Students From Georgia And Around The World Head To This Year’s Junior Theater Festival

Students from Mill Springs Academy went home with several awards from the 2019 Junior Theater Festival.

Courtesy of Mill Springs Academy

Young performers from around the world are in Atlanta for performances and workshops meant to showcase how important the arts are in schools.
About 7,000 students are expected at the Junior Theater Festival this weekend.

Georgia students from schools like Mill Springs Academy in Alpharetta will be participating in this weekend’s festivities at the Cobb Galleria. Groups will perform in front of a set of musical theater experts. The young performers have 15 minutes, and they aren’t allowed to use any props or costumes.

Junior Theater Festival founder Tim McDonald said the simplicity has a purpose.

“If you really strip it down to just the story that they’re telling, then it doesn’t matter what your budget was back at home, it doesn’t matter if you’re from a rich school or a school that has more needs,” he said. “If you tell that story, then you’re going to be successful.”

Mcdonald started this competition 17 years ago. He created it in an effort to save school art programs.

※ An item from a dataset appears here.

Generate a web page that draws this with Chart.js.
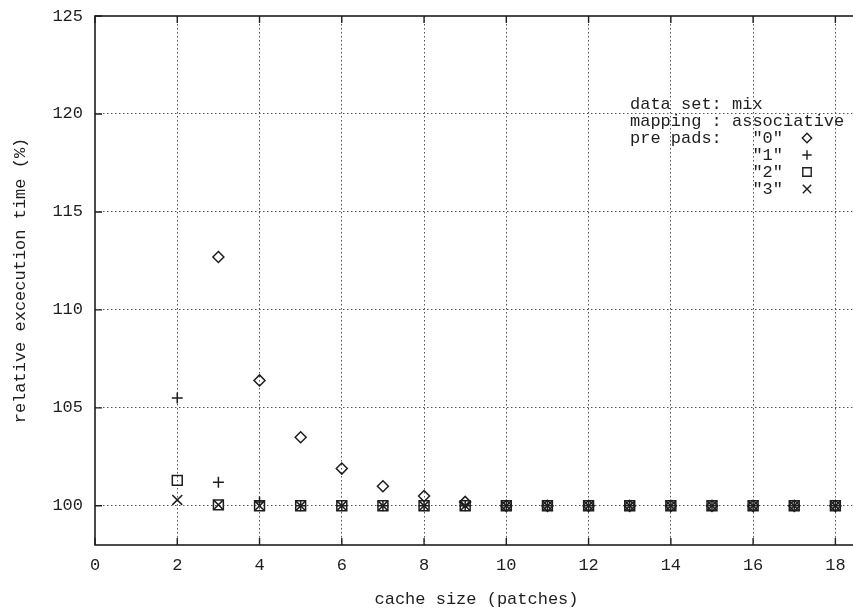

“So we thought if we could have a friendly competition where lots of people and groups win legitimately, then it would be much more difficult for school boards to cut the programs because the parents would say ‘Woah wait a minute, my kid had the best time in this, they learned this that and that. They’re well-spoken. My kid was shy, and now they’re not. You can’t cut that program, what can we do?’”

Students like Mill Springs Academy seventh-grader Maggie Erlacher appreciate these kinds of competitions.

“When I figured out that there was a JTF, I was like, ‘Oh my gosh, I have to do this.’ When it got closer, I was like really nervous, but it’s just one performance that you have to do, and then you see other people perform, and it’s pretty fun,” she said.

“The Lightning Thief: The Percy Jackson Musical” lyricist and composer Rob Rokicki will be one of the adjudicators at the competition. He and a long list of Broadway musical experts will judge the student’s performances and teach them workshops.

“You know, as we get older, we get more cynical even in our own business we do. And that’s why I say it’s so wonderful to reconnect and say ‘Oh this is why theater is so special’,” Rokicki said.

After the judges weigh in, students talk over the whole experience. McDonald said that’s one of the most important parts of the weekend, a space for students to talk through their presentations in order to grow and learn from their art.